Michael Jackson’s death has been ruled a homicide. We are now just waiting for indictments to be handed down.

It shouldn’t come as a surprise to anyone that there has been an increased number of celebrities overdosing on prescription drugs. Actually, this has been going on for a long time; however, with the intense media coverage of the death of the King of Pop, the attention has now shifted to the people who supplied these celebrities with the drugs that led to their death. In the death of Michael Jackson, it is his physician who is being investigated, and rightfully so. His doctor, like many others who hide behind their “white coats,” is being seen for what he really is — a drug dealer supplying his addict for a very high price.

We have all grown accustomed to celebrities using their power, money, and access to gain special treatment. We know about the elaborate gift bags full of expensive items that they get at big parties, then dole out to their staff and family, because of course they can actually afford to purchase these items, and it feels good to spread the wealth around. We know that they use pseudonyms when registering at hotels to remain anonymous. We know how they sometimes escape criminal prosecution, based on nothing more than their fame. However, we have only now been exposed to the fact that some of them were actually supplied with fake names by their doctors to obtain prescription drugs. All of this, as we have repeatedly seen, is a recipe for disaster.

What is truly shameful is that our society expresses its outrage only when someone dies. We are all too comfortable supporting the habits of our celebrities until something tragic happens. Then, and only then, do we speak out against their lifestyle.
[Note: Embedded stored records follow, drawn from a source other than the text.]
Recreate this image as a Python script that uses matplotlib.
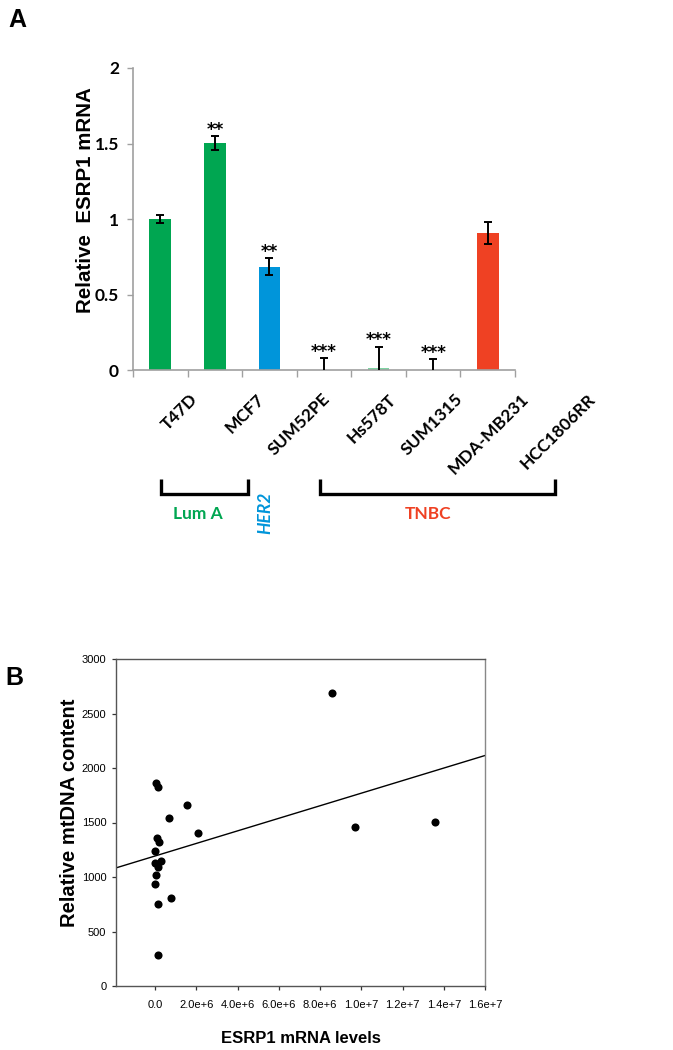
import numpy as np
import matplotlib
matplotlib.use("Agg")
import matplotlib.pyplot as plt

# ---- panel A data ----
cell_lines = ["T47D", "MCF7", "SUM52PE", "Hs578T", "SUM1315", "MDA-MB231", "HCC1806RR"]
esrp1_rel = [1.0, 1.505, 0.685, 0.0, 0.01, 0.0, 0.905]
esrp1_err = [0.027, 0.045, 0.058, 0.077, 0.145, 0.073, 0.072]
signif = ["", "**", "**", "***", "***", "***", ""]
bar_colors = ["#00A651", "#00A651", "#0095DA", "#00A651", "#7DD3A2", "#00A651", "#EF4123"]

# ---- panel B data ----
esrp1_levels = [8.56e6, 9.71e6, 1.356e7, 1.52e6, 2.07e6, 0.66e6, 0.76e6, 0.05e6, 0.16e6,
                0.08e6, 0.19e6, 0.0, 0.0, 0.26e6, 0.13e6, 0.05e6, 0.0, 0.13e6, 0.13e6]
mtdna = [2691, 1460, 1503, 1656, 1405, 1537, 805, 1864, 1824,
         1362, 1322, 1240, 1130, 1148, 1093, 1022, 937, 756, 285]
fit_intercept = 1193
fit_slope = 5.76e-5
b_xticks = [0, 2e6, 4e6, 6e6, 8e6, 1e7, 1.2e7, 1.4e7, 1.6e7]
b_xticklabels = ["0.0", "2.0e+6", "4.0e+6", "6.0e+6", "8.0e+6", "1.0e+7", "1.2e+7", "1.4e+7", "1.6e+7"]

W, H = 673, 1050
fig = plt.figure(figsize=(W / 100, H / 100), dpi=100)

def frac(x0, y0, x1, y1):
    # pixel box (top-left origin) -> figure fraction rect
    return [x0 / W, 1 - y1 / H, (x1 - x0) / W, (y1 - y0) / H]

cal = "Lato"
grey = "#A0A0A0"

# ---------------- panel A ----------------
ax = fig.add_axes(frac(133, 68, 515, 370))
x = np.arange(len(cell_lines))
ax.bar(x, esrp1_rel, width=0.4, color=bar_colors, zorder=2)
ax.errorbar(x, esrp1_rel, yerr=esrp1_err, fmt="none", ecolor="black",
            elinewidth=1.4, capsize=2.8, capthick=1.4, zorder=3)
for i, s in enumerate(signif):
    if s:
        ax.annotate(s, (x[i], esrp1_rel[i] + esrp1_err[i]), xytext=(0, -2),
                    textcoords="offset points", ha="center", va="bottom",
                    fontsize=12, fontweight="bold", family="DejaVu Sans")
ax.set_xlim(-0.5, len(cell_lines) - 0.5)
ax.set_ylim(0, 2)
ax.set_yticks([0, 0.5, 1, 1.5, 2])
ax.set_yticklabels(["0", "0.5", "1", "1.5", "2"], fontsize=12.5, fontweight="bold", family=cal)
ax.set_xticks(np.arange(-0.5, len(cell_lines), 1.0))
ax.set_xticklabels([])
ax.tick_params(axis="x", direction="out", length=5, color=grey, width=1)
ax.tick_params(axis="y", direction="out", length=4, color=grey, width=1, pad=6)
for sp in ["top", "right"]:
    ax.spines[sp].set_visible(False)
for sp in ["left", "bottom"]:
    ax.spines[sp].set_color(grey)
    ax.spines[sp].set_linewidth(1.2)
ax.set_ylabel("Relative  ESRP1 mRNA", fontsize=14.8, fontweight="bold",
              family="Liberation Sans")
ax.yaxis.set_label_coords(-0.099, 0.563)

# ---------------- panel B ----------------
bx = fig.add_axes(frac(116, 659, 485, 986))
bx.scatter(esrp1_levels, mtdna, s=34, color="black", zorder=3, linewidths=0)
xl = np.array([-1.9e6, 1.6e7])
bx.plot(xl, fit_intercept + fit_slope * xl, color="black", lw=1.0, zorder=2)
bx.set_xlim(-1.9e6, 1.6e7)
bx.set_ylim(0, 3000)
bx.set_xticks(b_xticks)
bx.set_xticklabels(b_xticklabels, fontsize=8, family="Liberation Sans")
bx.set_yticks([0, 500, 1000, 1500, 2000, 2500, 3000])
bx.set_yticklabels(["0", "500", "1000", "1500", "2000", "2500", "3000"],
                   fontsize=8, family="Liberation Sans")
bx.tick_params(direction="out", length=3, width=0.9, color="#333333", pad=4)
bx.tick_params(axis="x", pad=7)
for sp in bx.spines.values():
    sp.set_color("#555555")
    sp.set_linewidth(1.0)
bx.spines["right"].set_color("#888888")
bx.set_xlabel("ESRP1 mRNA levels", fontsize=12, fontweight="bold",
              family="Liberation Sans", labelpad=15)
bx.set_ylabel("Relative mtDNA content", fontsize=14.5, fontweight="bold",
              family="Liberation Sans")
bx.yaxis.set_label_coords(-0.10, 0.529)

# ---------------- overlay: labels, brackets ----------------
ov = fig.add_axes([0, 0, 1, 1])
ov.set_xlim(0, W)
ov.set_ylim(H, 0)
ov.axis("off")
ov.patch.set_alpha(0)

for i, name in enumerate(cell_lines):
    ov.text(201 + 66.2 * i, 391, name, rotation=45, ha="right", va="top",
            fontsize=12.5, fontweight="bold", family=cal)

for (xa, xb) in [(161, 248), (320, 555)]:
    ov.plot([xa, xa, xb, xb], [479, 494, 494, 479], color="black", lw=2.4,
            solid_joinstyle="miter", solid_capstyle="butt")

ov.text(198, 514, "Lum A", color="#00A651", ha="center", va="center",
        fontsize=12.5, fontweight="bold", family=cal)
ov.text(265, 513, "HER2", color="#0095DA", ha="center", va="center", rotation=90,
        fontsize=12.5, fontweight="bold", style="italic", family=cal)
ov.text(428, 514, "TNBC", color="#EF4123", ha="center", va="center",
        fontsize=12.5, fontweight="bold", family=cal)

ov.text(8, 20, "A", fontsize=18, fontweight="bold", family="Liberation Sans",
        ha="left", va="center")
ov.text(5, 678, "B", fontsize=18, fontweight="bold", family="Liberation Sans",
        ha="left", va="center")

fig.savefig("out.png", dpi=100)
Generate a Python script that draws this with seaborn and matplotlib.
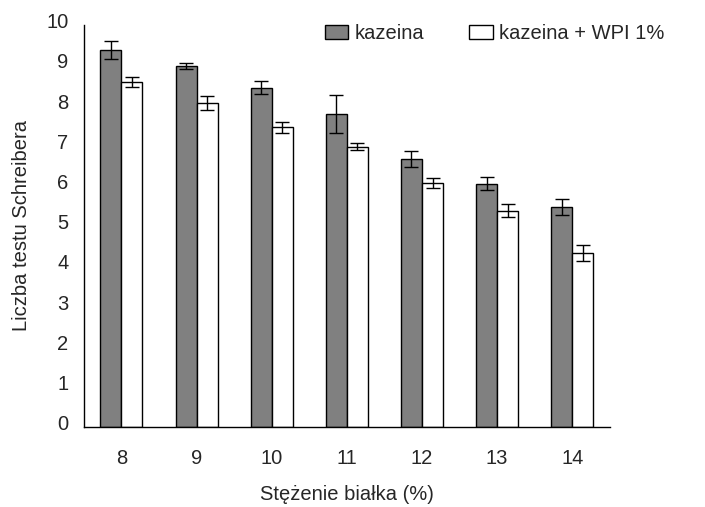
import numpy as np
import pandas as pd
import matplotlib
matplotlib.use("Agg")
import matplotlib.pyplot as plt
import matplotlib.transforms as mtransforms
import seaborn as sns
from matplotlib.ticker import FixedLocator
from matplotlib.patches import Patch

# Protein concentration (%) and Schreiber test values
concentrations = ["8", "9", "10", "11", "12", "13", "14"]
series_names = ["kazeina", "kazeina + WPI 1%"]
kazeina = [9.38, 8.97, 8.44, 7.78, 6.66, 6.05, 5.46]
kazeina_err = [0.22, 0.08, 0.16, 0.47, 0.20, 0.16, 0.20]
kazeina_wpi = [8.58, 8.05, 7.45, 6.97, 6.06, 5.38, 4.32]
kazeina_wpi_err = [0.13, 0.17, 0.13, 0.09, 0.13, 0.16, 0.20]

df = pd.DataFrame({
    "conc": concentrations * 2,
    "series": [series_names[0]] * 7 + [series_names[1]] * 7,
    "value": kazeina + kazeina_wpi,
    "err": kazeina_err + kazeina_wpi_err,
})

sns.set_style("white")
plt.rcParams["font.family"] = ["Liberation Sans", "DejaVu Sans"]
FS = 14.5

fig = plt.figure(figsize=(7.05, 5.07), dpi=100)
ax = fig.add_axes([0.119, 0.158, 0.746, 0.793])

sns.barplot(data=df, x="conc", y="value", hue="series", order=concentrations,
            hue_order=series_names, palette=["#808080", "#ffffff"],
            width=0.56, errorbar=None, edgecolor="black", linewidth=1.0,
            ax=ax, legend=False)

# error bars placed on each bar's centre
for container, name in zip(ax.containers, series_names):
    sub = df[df["series"] == name].set_index("conc").loc[concentrations]
    xs = [p.get_x() + p.get_width() / 2 for p in container.patches]
    ax.errorbar(xs, sub["value"].values, yerr=sub["err"].values, fmt="none",
                ecolor="black", elinewidth=1.0, capsize=5, capthick=1.0, zorder=5)

ax.set_ylim(0, 10)
ax.set_xlim(-0.5, len(concentrations) - 0.5)
ax.set_yticks(np.arange(0, 11, 1))

# ticks between categories, labels at category centres
ax.xaxis.set_major_locator(FixedLocator(np.arange(-0.5, len(concentrations), 1.0)))
ax.xaxis.set_minor_locator(FixedLocator(np.arange(len(concentrations))))
ax.set_xticklabels([""] * (len(concentrations) + 1))
ax.set_xticklabels(concentrations, minor=True)
ax.tick_params(axis="x", which="major", direction="out", length=5, width=1, color="black")
ax.tick_params(axis="x", which="minor", length=0, pad=16, labelsize=FS)
ax.tick_params(axis="y", direction="out", length=5, width=1, color="black",
               labelsize=FS, pad=6)

# y tick labels sit slightly above their ticks
lift = mtransforms.ScaledTranslation(0, 3 / 72, fig.dpi_scale_trans)
for lbl in ax.get_yticklabels():
    lbl.set_transform(lbl.get_transform() + lift)

for side in ["top", "right"]:
    ax.spines[side].set_visible(False)
for side in ["left", "bottom"]:
    ax.spines[side].set_color("black")
    ax.spines[side].set_linewidth(1.0)

ax.set_xlabel("Stężenie białka (%)", fontsize=FS)
ax.set_ylabel("Liczba testu Schreibera", fontsize=FS)
ax.xaxis.set_label_coords(0.5, -0.167)
ax.xaxis.label.set_va("center")
ax.yaxis.set_label_coords(-0.118, 0.5)
ax.yaxis.label.set_va("center")

handles = [Patch(facecolor="#808080", edgecolor="black", linewidth=1.0),
           Patch(facecolor="#ffffff", edgecolor="black", linewidth=1.0)]
fig.legend(handles, series_names, loc="upper left", bbox_to_anchor=(0.450, 0.968),
           ncol=2, frameon=False, fontsize=FS, handlelength=1.15, handleheight=0.7,
           handletextpad=0.3, columnspacing=2.25, borderaxespad=0)

fig.savefig("out.png", dpi=100)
I am shocked and disgusted by the medical doctors who prescribe these medications with full knowledge that these drugs are being mixed with other, often harmful drugs, and that their patient is a drug addict. Doctors take an oath to “do no harm.” How can they justify keeping a drug addict supplied with the very drugs he or she is addicted to? Yet they do this with full knowledge that these drugs are not being used therapeutically but, in fact, are causing harm. In my opinion, these doctors are no different from the meth dealer on the corner. Like meth and crack dealers, they are providing drugs to vulnerable addicts for one reason: money. In fact, they are worse because they “deal drugs” while they hide behind their diplomas and a false sense of trust.

We cannot place all of the blame on these doctors who have no ethical or moral boundaries. Celebrities are being enabled not only by their doctors, but also by their family and “friends,” who need to keep the celebrity (their meal ticket) happy at all costs. These bottom feeders are more interested in their cash flow than the health and well being of the celebrity.

Many family members try to confront the drug addict, and are quickly removed from the addict’s life. Once the people who truly care about them are removed from their inner circle, the celebrity replaces them with an entourage of “yes” people who reinforce the harmful conduct. Britney Spears and, more recently, Mischa Barton are positive examples of how family members can intervene appropriately to get the medical and mental health treatment that was desperately needed.

We are still waiting for any indictments in the murder of Michael Jackson, but we know they may be coming soon, and most likely against multiple doctors. I firmly believe that the medical doctors, as well as those complicit family and friends, should be held accountable for their participation in facilitating the deceased celebrity in illegally obtaining drugs. This trend should put all doctors and enabling members of an entourage on notice that greed and the seduction of celebrity could come with a weighty price, should something go tragically wrong.

If we as a society believe that it is wrong to enable a drug addict willingly, there must be serious consequences for this action.